Van Pelt puts Terps on the defensive Pressuring passer is goal against Pitt

September 30, 1992|By Mike Preston | Mike Preston,Staff Writer

COLLEGE PARK -- His Terps use the run-and-shoot offense so it figures that Maryland football coach Mark Duffner has some ideas on how to stop a passing attack.

Duffner's teams have faced just about every defense: nickel and dime packages, all-out blitzes, twist and stunts from defensive linemen.

But when the Terps (0-4) meet Pittsburgh (2-2) on Saturday at 7 p.m. at Byrd Stadium, Duffner knows there is no simple way to stop quarterback Alex Van Pelt, who directs the Panthers' one-back set.

Van Pelt, a 6-foot-2, 210-pound senior from San Antonio, has completed 85 of 136 passes for 1,222 yards and nine touchdowns this season. He is Pitt's career passing leader with 9,326 yards. He broke Dan Marino's mark of 8,597 two weeks ago against Rutgers.

And to hear Duffner talk, Van Pelt is the next Marino, the Miami Dolphins' superstar.

"Van Pelt has as quick a release as anybody," said Duffner. "He is poised, confident and makes good decisions. He has all sorts of skills that make him a prolific passer.
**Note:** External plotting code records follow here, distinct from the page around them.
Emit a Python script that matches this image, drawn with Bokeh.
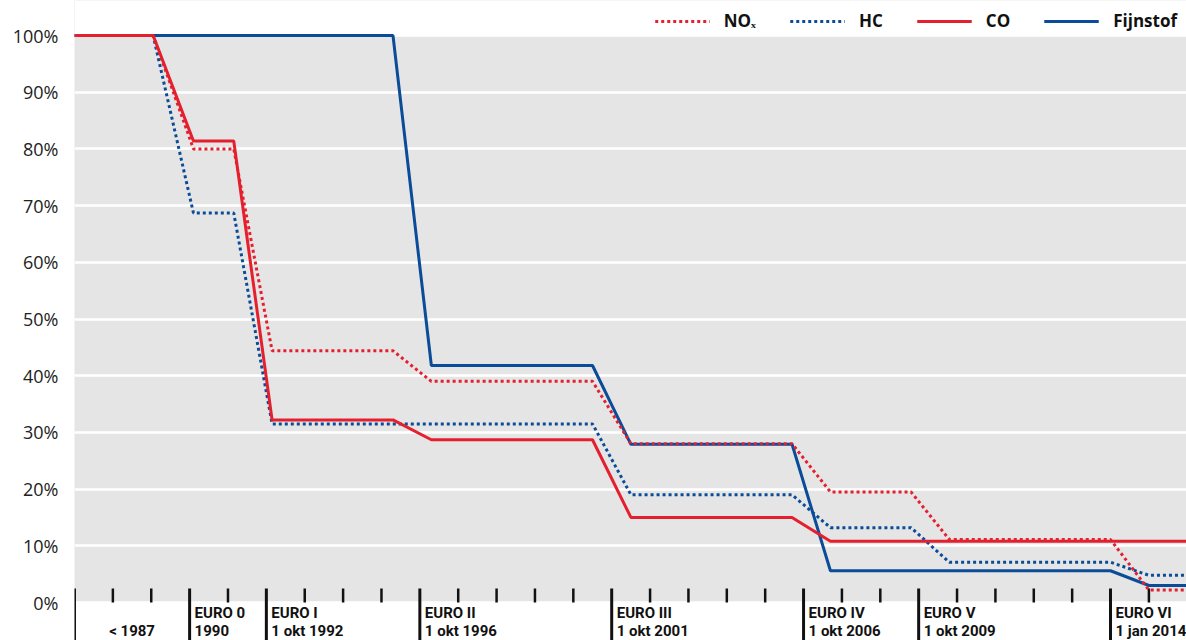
from bokeh.plotting import figure
from bokeh.models import (Range1d, FixedTicker, Label, Legend, LegendItem, BoxAnnotation)
from bokeh.embed import file_html
from bokeh.resources import INLINE

# ---- data ----
nox_x = [1987, 1989.05, 1990.1, 1991.15, 1992.15, 1995.3, 1996.3, 2000.5, 2001.5,
         2005.7, 2006.7, 2008.8, 2009.8, 2014.0, 2015.0, 2016.1]
nox_y = [100, 100, 80, 80, 44.4, 44.4, 39, 39, 28, 28, 19.5, 19.5, 11.1, 11.1, 2.2, 2.2]

hc_x = [1987, 1989.05, 1990.1, 1991.15, 1992.15, 2000.5, 2001.5, 2005.7, 2006.7,
        2008.8, 2009.8, 2014.0, 2015.0, 2016.1]
hc_y = [100, 100, 68.7, 68.7, 31.5, 31.5, 19, 19, 13.2, 13.2, 7.1, 7.1, 4.8, 4.8]

co_x = [1987, 1989.05, 1990.1, 1991.15, 1992.15, 1995.3, 1996.3, 2000.5, 2001.5,
        2005.7, 2006.7, 2016.1]
co_y = [100, 100, 81.4, 81.4, 32.2, 32.2, 28.7, 28.7, 15, 15, 10.8, 10.8]

pm_x = [1987, 1995.3, 1996.3, 2000.5, 2001.5, 2005.7, 2006.7, 2014.0, 2015.0, 2016.1]
pm_y = [100, 100, 41.8, 41.8, 27.9, 27.9, 5.6, 5.6, 3.0, 3.0]

series_names = ["NOₓ", "HC", "CO", "Fijnstof"]

euro_years = [1990, 1992, 1996, 2001, 2006, 2009, 2014]
euro_names = ["EURO 0", "EURO I", "EURO II", "EURO III", "EURO IV", "EURO V", "EURO VI"]
euro_dates = ["1990", "1 okt 1992", "1 okt 1996", "1 okt 2001", "1 okt 2006", "1 okt 2009", "1 jan 2014"]
start_year = 1987
start_label = "< 1987"
major_years = [start_year] + euro_years
minor_years = [y for y in range(1988, 2016) if y not in euro_years]

y_ticks = [0, 10, 20, 30, 40, 50, 60, 70, 80, 90, 100]
y_tick_labels = [f"{t}%" for t in y_ticks]

RED = "#e5202e"
BLUE = "#0b4c98"
GRAY = "#e5e5e5"
INK = "#111111"

# vertical geometry: 5.67 px per percent; 35 px above 100%, 38 px below 0%
PX = 5.67
Y_HI = 100 + 35 / PX
Y_LO = -38 / PX
TICK_UP = 14 / PX

p = figure(width=1186, height=640, output_backend="svg", toolbar_location=None,
           x_range=Range1d(1987, 2015.98), y_range=Range1d(Y_LO, Y_HI),
           min_border_left=74, min_border_right=0, min_border_top=0, min_border_bottom=0)
p.background_fill_color = GRAY
p.border_fill_color = "white"
p.outline_line_color = None

# white outside the 0-100% band
p.add_layout(BoxAnnotation(bottom=100, fill_color="white", fill_alpha=1, line_color=None, level="underlay"))
p.add_layout(BoxAnnotation(top=0, fill_color="white", fill_alpha=1, line_color=None, level="underlay"))

# grid
p.xgrid.grid_line_color = None
p.ygrid.grid_line_color = "white"
p.ygrid.grid_line_width = 2.5
p.ygrid.ticker = FixedTicker(ticks=y_ticks)

# y axis
p.yaxis.ticker = FixedTicker(ticks=y_ticks)
p.yaxis.major_label_overrides = {t: l for t, l in zip(y_ticks, y_tick_labels)}
p.yaxis.axis_line_color = None
p.yaxis.major_tick_line_color = None
p.yaxis.minor_tick_line_color = None
p.yaxis.major_tick_in = 0
p.yaxis.major_tick_out = 0
p.yaxis.minor_tick_in = 0
p.yaxis.minor_tick_out = 0
p.yaxis.major_label_standoff = 16
p.yaxis.major_label_text_font = "Open Sans"
p.yaxis.major_label_text_font_size = "18px"
p.yaxis.major_label_text_color = "#222222"

p.xaxis.visible = False

# year ticks
p.segment(x0=minor_years, y0=[0] * len(minor_years), x1=minor_years, y1=[TICK_UP] * len(minor_years),
          line_color=INK, line_width=2.5)
p.segment(x0=major_years, y0=[Y_LO] * len(major_years), x1=major_years, y1=[TICK_UP] * len(major_years),
          line_color=INK, line_width=3)

# lines (draw order: Fijnstof, HC, CO, NOx)
r_pm = p.line(pm_x, pm_y, line_color=BLUE, line_width=3)
r_hc = p.line(hc_x, hc_y, line_color=BLUE, line_width=3, line_dash="3 3")
r_co = p.line(co_x, co_y, line_color=RED, line_width=3)
r_nox = p.line(nox_x, nox_y, line_color=RED, line_width=3, line_dash="3 3")

legend = Legend(items=[LegendItem(label=series_names[0], renderers=[r_nox]),
                       LegendItem(label=series_names[1], renderers=[r_hc]),
                       LegendItem(label=series_names[2], renderers=[r_co]),
                       LegendItem(label=series_names[3], renderers=[r_pm])],
                orientation="horizontal", location="top_right",
                glyph_width=55, glyph_height=20, label_height=20, label_standoff=14, spacing=34,
                padding=0, margin=9, border_line_color=None, background_fill_alpha=0,
                label_text_font="Open Sans", label_text_font_style="bold",
                label_text_font_size="17px", label_text_color=INK)
p.add_layout(legend, "center")

# x labels
lab_font = "Roboto"
line1_y = -10 / PX
line2_y = -28 / PX
for yr, nm, dt in zip(euro_years, euro_names, euro_dates):
    p.add_layout(Label(x=yr, y=line1_y, x_offset=5, text=nm, text_baseline="middle", text_align="left",
                       text_font=lab_font, text_font_style="bold", text_font_size="15px",
                       text_color=INK))
    p.add_layout(Label(x=yr, y=line2_y, x_offset=5, text=dt, text_baseline="middle", text_align="left",
                       text_font=lab_font, text_font_style="bold", text_font_size="15px",
                       text_color=INK))
p.add_layout(Label(x=(start_year + euro_years[0]) / 2, y=line2_y, text=start_label, text_baseline="middle",
                   text_align="center", text_font=lab_font, text_font_style="bold",
                   text_font_size="15px", text_color=INK))

open("out.html", "w").write(file_html(p, INLINE))
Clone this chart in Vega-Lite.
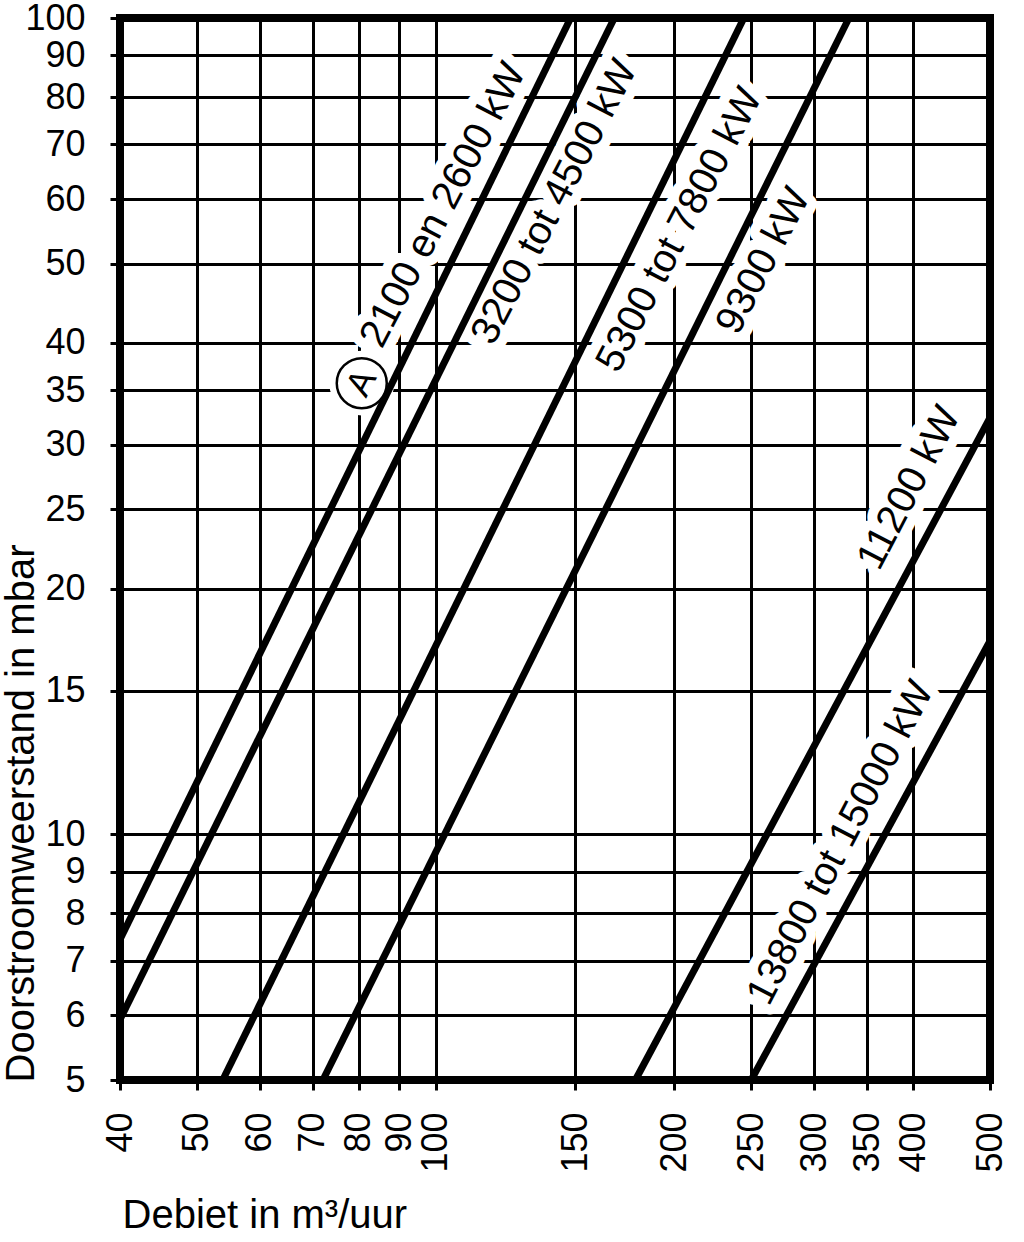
{
  "$schema": "https://vega.github.io/schema/vega-lite/v6.json",
  "width": 870,
  "height": 1062,
  "autosize": {"type": "none"},
  "padding": {"left": 120, "top": 18, "right": 34, "bottom": 162},
  "background": "white",
  "config": {
    "font": "Liberation Sans",
    "view": {"stroke": "black", "strokeWidth": 8},
    "axis": {
      "domain": false,
      "grid": true,
      "gridColor": "black",
      "gridWidth": 3,
      "gridOpacity": 1,
      "ticks": true,
      "tickColor": "black",
      "tickWidth": 3,
      "tickSize": 10,
      "labelColor": "black",
      "labelFontSize": 36,
      "labelOverlap": false,
      "labelFlush": false,
      "labelBound": false,
      "titleColor": "black",
      "titleFontWeight": "normal",
      "titleFontSize": 40
    }
  },
  "datasets": {
    "lines": [
      {"series": "2100 en 2600 kW", "x": 40, "y": 7.43},
      {"series": "2100 en 2600 kW", "x": 148, "y": 100},
      {"series": "3200 tot 4500 kW", "x": 40, "y": 5.93},
      {"series": "3200 tot 4500 kW", "x": 168, "y": 100},
      {"series": "5300 tot 7800 kW", "x": 53.9, "y": 5},
      {"series": "5300 tot 7800 kW", "x": 244.7, "y": 100},
      {"series": "9300 kW", "x": 72.1, "y": 5},
      {"series": "9300 kW", "x": 332, "y": 100},
      {"series": "11200 kW", "x": 178.6, "y": 5},
      {"series": "11200 kW", "x": 500, "y": 32.4},
      {"series": "13800 tot 15000 kW", "x": 250, "y": 5},
      {"series": "13800 tot 15000 kW", "x": 500, "y": 17.25}
    ],
    "labels": [
      {"label": "2100 en 2600 kW", "x": 102.3, "y": 59.0},
      {"label": "3200 tot 4500 kW", "x": 141.3, "y": 59.5},
      {"label": "5300 tot 7800 kW", "x": 203.1, "y": 55.0},
      {"label": "9300 kW", "x": 259.1, "y": 50.4},
      {"label": "11200 kW", "x": 395.6, "y": 26.56},
      {"label": "13800 tot 15000 kW", "x": 324.2, "y": 9.76}
    ],
    "marker": [
      {"label": "A", "x": 80.7, "y": 35.7}
    ]
  },
  "encoding": {
    "x": {
      "field": "x",
      "type": "quantitative",
      "scale": {"type": "log", "domain": [40, 500], "nice": false},
      "axis": {
        "values": [40, 50, 60, 70, 80, 90, 100, 150, 200, 250, 300, 350, 400, 500],
        "labelExpr": "format(datum.value, 'd')",
        "labelAngle": -90,
        "labelPadding": 22,
        "title": "Debiet in m³/uur",
        "titleAnchor": "start",
        "titleAlign": "left",
        "titleBaseline": "middle",
        "titleX": 2,
        "titleY": 135
      }
    },
    "y": {
      "field": "y",
      "type": "quantitative",
      "scale": {"type": "log", "domain": [5, 100], "nice": false},
      "axis": {
        "values": [5, 6, 7, 8, 9, 10, 15, 20, 25, 30, 35, 40, 50, 60, 70, 80, 90, 100],
        "labelExpr": "format(datum.value, 'd')",
        "labelPadding": 25,
        "title": "Doorstroomweerstand in mbar",
        "titleAngle": -90,
        "titleAnchor": "start",
        "titleAlign": "left",
        "titleBaseline": "middle",
        "titleX": -99,
        "titleY": 1064
      }
    }
  },
  "layer": [
    {
      "data": {"name": "labels"},
      "mark": {"type": "text", "fill": "white", "stroke": "white", "strokeWidth": 20, "strokeJoin": "round", "fontSize": 40, "angle": -62.5, "align": "center", "baseline": "middle"},
      "encoding": {"text": {"field": "label"}}
    },
    {
      "data": {"name": "marker"},
      "mark": {"type": "point", "shape": "circle", "filled": true, "fill": "white", "opacity": 1, "strokeWidth": 0, "size": 4200},
      "encoding": {}
    },
    {
      "data": {"name": "lines"},
      "mark": {"type": "line", "color": "black", "strokeWidth": 7},
      "encoding": {"detail": {"field": "series"}}
    },
    {
      "data": {"name": "marker"},
      "mark": {"type": "point", "shape": "circle", "filled": false, "fill": "white", "fillOpacity": 1, "stroke": "black", "strokeWidth": 2.5, "opacity": 1, "size": 2500},
      "encoding": {}
    },
    {
      "data": {"name": "marker"},
      "mark": {"type": "text", "fill": "black", "fontSize": 36, "angle": -62.5, "align": "center", "baseline": "middle"},
      "encoding": {"text": {"field": "label"}}
    },
    {
      "data": {"name": "labels"},
      "mark": {"type": "text", "fill": "black", "fontSize": 40, "angle": -62.5, "align": "center", "baseline": "middle"},
      "encoding": {"text": {"field": "label"}}
    }
  ]
}
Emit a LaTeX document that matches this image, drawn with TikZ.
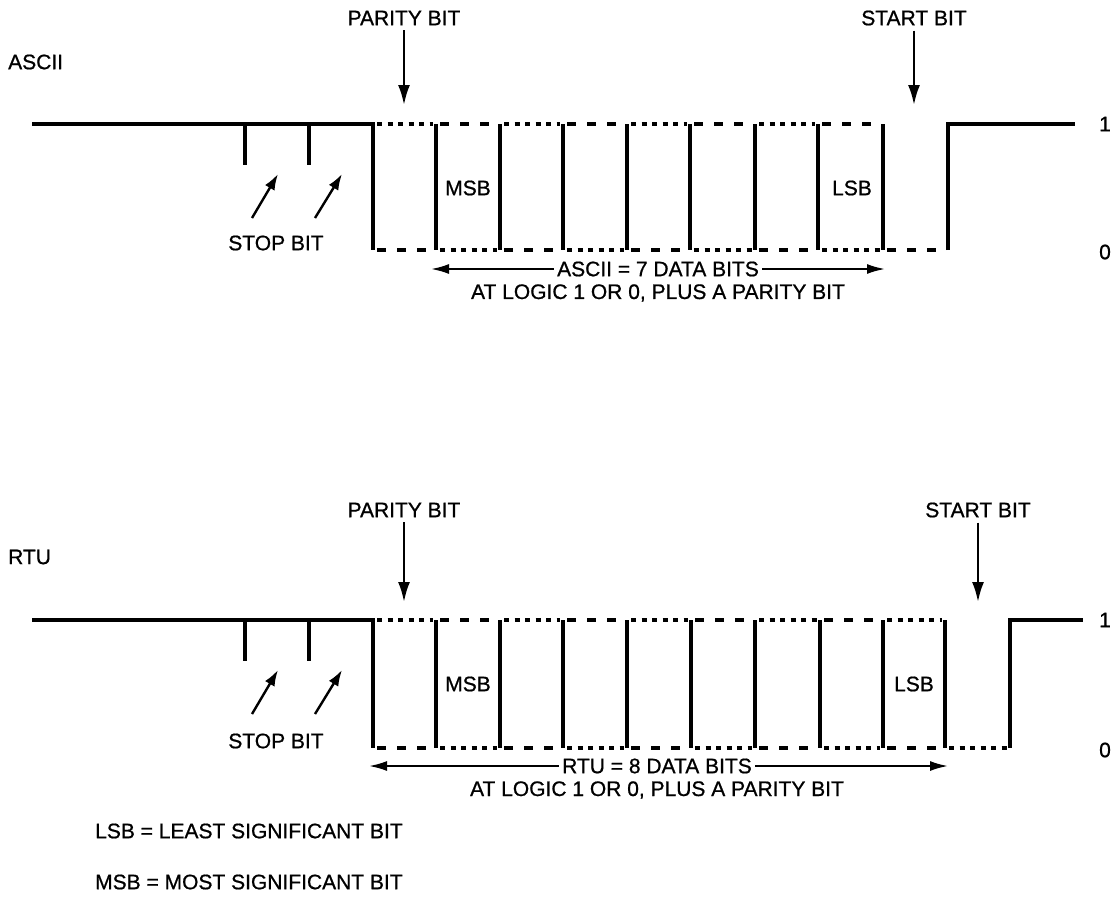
\documentclass[tikz,border=0pt]{standalone}
\usepackage{fontspec}
\setmainfont{Liberation Sans}
\newfontfamily\lblfont{Liberation Sans}[FakeBold=0.8]
\usetikzlibrary{arrows.meta}
\tikzset{
  sig/.style={line width=3.2pt},
  sdot/.style={line width=3.2pt, dash pattern=on 5pt off 5.5pt},
  sdash/.style={line width=3.2pt, dash pattern=on 9pt off 11pt},
  lbl/.style={inner sep=0pt, font=\lblfont\fontsize{21}{23}\selectfont},
  pointer/.style={line width=2.4pt, -{Latex[length=20pt,width=12pt]}},
  spointer/.style={line width=2.4pt, -{Latex[length=16pt,width=11pt]}},
  dimarrow/.style={line width=2pt, -{Latex[length=18pt,width=10pt]}},
}
\begin{document}
\begin{tikzpicture}[x=1pt,y=-1pt]
\useasboundingbox (0,0) rectangle (1115,916);

% ================= ASCII =================
\node[lbl, anchor=west] (asciiT) at (8,62) {ASCII};
\node[lbl] (parA) at (404,18) {PARITY BIT};
\node[lbl] (startA) at (914,18) {START BIT};
\coordinate (parAtip) at (404,105);
\coordinate (startAtip) at (914,105);
\draw[pointer] ([yshift=-5pt]parA.south) -- (parAtip);
\draw[pointer] ([yshift=-5pt]startA.south) -- (startAtip);

% waveform
\draw[sig] (32,124) -- (373,124) -- (373,250);
\draw[sig] (245,124) -- (245,165);
\draw[sig] (309,124) -- (309,165);
\foreach \x in {436,500,563,627,690,755,818,883}
  \draw[sig] (\x,124) -- (\x,250);
\draw[sig] (948,250) -- (948,124) -- (1075,124);
\foreach \a/\b [count=\k] in {373/436,436/500,500/563,563/627,627/690,690/755,755/818,818/883}{
  \ifodd\k
    \draw[sdot] (\a+4,124) -- (\b-3,124);
    \draw[sdash] (\a+4,250) -- (\b-3,250);
  \else
    \draw[sdash] (\a+4,124) -- (\b-3,124);
    \draw[sdot] (\a+4,250) -- (\b-3,250);
  \fi
}
\draw[sdash] (883+4,250) -- (948-3,250);

\node[lbl] (msbA) at (468,188) {MSB};
\node[lbl] (lsbA) at (852,188) {LSB};
\node[lbl] (oneA) at (1105,124) {1};
\node[lbl] (zeroA) at (1105,252) {0};

\node[lbl] (stopA) at (276,243) {STOP BIT};
\coordinate (sA1t) at (252,218); \coordinate (sA1h) at (278,174);
\coordinate (sA2t) at (315,218); \coordinate (sA2h) at (342,174);
\draw[spointer] (sA1t) -- (sA1h);
\draw[spointer] (sA2t) -- (sA2h);

\node[lbl] (dimA) at (658,269) {ASCII = 7 DATA BITS};
\coordinate (dimAl) at (431,269);
\coordinate (dimAr) at (885,269);
\draw[dimarrow] ([xshift=-3pt]dimA.west) -- (dimAl);
\draw[dimarrow] ([xshift=3pt]dimA.east) -- (dimAr);
\node[lbl] (dimA2) at (658,293) {AT LOGIC 1 OR 0, PLUS A PARITY BIT};

% ================= RTU =================
\node[lbl, anchor=west] (rtuT) at (8,557) {RTU};
\node[lbl] (parR) at (404,510) {PARITY BIT};
\node[lbl] (startR) at (978,510) {START BIT};
\coordinate (parRtip) at (404,602);
\coordinate (startRtip) at (978,602);
\draw[pointer] ([yshift=-5pt]parR.south) -- (parRtip);
\draw[pointer] ([yshift=-5pt]startR.south) -- (startRtip);

\draw[sig] (32,620) -- (373,620) -- (373,748);
\draw[sig] (245,620) -- (245,661);
\draw[sig] (309,620) -- (309,661);
\foreach \x in {436,500,563,627,691,755,820,883,945}
  \draw[sig] (\x,620) -- (\x,748);
\draw[sig] (1010,748) -- (1010,620) -- (1083,620);
\foreach \a/\b [count=\k] in {373/436,436/500,500/563,563/627,627/691,691/755,755/820,820/883,883/945}{
  \ifodd\k
    \draw[sdot] (\a+4,620) -- (\b-3,620);
    \draw[sdash] (\a+4,748) -- (\b-3,748);
  \else
    \draw[sdash] (\a+4,620) -- (\b-3,620);
    \draw[sdot] (\a+4,748) -- (\b-3,748);
  \fi
}
\draw[sdot] (945+4,748) -- (1010-3,748);

\node[lbl] (msbR) at (468,684) {MSB};
\node[lbl] (lsbR) at (914,684) {LSB};
\node[lbl] (oneR) at (1105,620) {1};
\node[lbl] (zeroR) at (1105,750) {0};

\node[lbl] (stopR) at (276,741) {STOP BIT};
\coordinate (sR1t) at (252,714); \coordinate (sR1h) at (278,670);
\coordinate (sR2t) at (315,714); \coordinate (sR2h) at (342,670);
\draw[spointer] (sR1t) -- (sR1h);
\draw[spointer] (sR2t) -- (sR2h);

\node[lbl] (dimR) at (657,766) {RTU = 8 DATA BITS};
\coordinate (dimRl) at (369,766);
\coordinate (dimRr) at (948,766);
\draw[dimarrow] ([xshift=-3pt]dimR.west) -- (dimRl);
\draw[dimarrow] ([xshift=3pt]dimR.east) -- (dimRr);
\node[lbl] (dimR2) at (657,790) {AT LOGIC 1 OR 0, PLUS A PARITY BIT};

% legend
\node[lbl, anchor=west] (legL) at (95,831) {LSB = LEAST SIGNIFICANT BIT};
\node[lbl, anchor=west] (legM) at (95,882) {MSB = MOST SIGNIFICANT BIT};
\end{tikzpicture}
\end{document}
He's the best quarterback we've faced so far, and maybe the best we'll play against all year."

Maryland has faced average passers in Virginia's Bobby Goodman,West Virginia's Darren Studstill, North Carolina State's Terry Jordan and Penn State's John Sacca.

All except Jordan have had success against the Terps. Maryland has allowed only 197.8 yards passing, but three of the four teams used their running games to set up the passing attack.

How does Maryland plan to stop Van Pelt?

"Pass rush," said Duffner. "We're giving quarterbacks too much time to throw."

But don't expect a lot of blitzing. Maryland basically will use five (nickel) or six (dime) defensive backs and try to get pressure from rushing four to five players.

"Actually, we haven't implemented our game plan yet, but we'll probably get into it today," said Darren Drozdov, Maryland's senior defensive tackle. "But I don't think blitzing will do any good. He takes only three to four steps, then releases the ball. He refuses to take a sack. He'll dump it anywhere."

Said senior linebacker Mike Jarmolowich: "The thing about blitzing is that it puts a lot of pressure on your cornerbacks. Other teams have blitzed, but they haven't gotten to him often."

Van Pelt's quick release almost dictates that the Terps use five or six defensive backs. Plus, Maryland has a number of experienced secondary players. Of the eight players on Maryland's two-deep depth chart in the secondary, seven have started at one time or another.

Also, Maryland probably will use a "burglar" or "bandit," a safety who free-lances, as the Terps try to force passes into the middle of the field. The Terps likely will use this in their regular defense.

"I think we're going to give them a little bit of everything from the nickel and dime packages," said senior Scott Rosen, a starting cornerback. "They are a little like us offensively, but not with our pace from the no-huddle offense."

But Maryland still will have to get some pressure on Van Pelt. Last year the Terps used a similar scheme, but Van Pelt picked them apart. He completed 27 of 45 passes for 353 yards and two touchdowns, including a bomb of 58 yards, in the Panthers' 24-20 victory.

Van Pelt has outstanding targets in wide receivers Junior Green and Dietrich Jells and tight end Rob Coons. And he gets good protection (one sack this season) from a line led by left tackle Reuben Brown and right guard Gary Gorajewski.

Maryland's defense, meanwhile, has registered only seven sacks.

"We're getting there, but we're always a step away," said Drozdov. "We're working on it every week. Come Saturday, it may be just as important to get our hands up and block the passing lanes as it is getting a sack. We're going to need a good effort from the defensive line, either way."

NOTES: Senior starting QB John Kaleo worked out with the team yesterday and is expected to play Saturday. He sprained his right knee in the third quarter of Saturday's 49-13 loss to Penn State and did not return. . . . NCAA officials have confirmed that Maryland's nine-game losing streak is tied for the longest in the country with Minnesota. The Terps are off to their worst start since 1970. . . . Junior Jaime Flores (Poly) has replaced senior Darren Colvin (Aberdeen) as the Terps' starting outside LB. . . . Terps junior RB Mark Mason is second in the Atlantic Coast Conference in rushing, averaging 129 yards. He is first in all-purpose yards with 178 per game.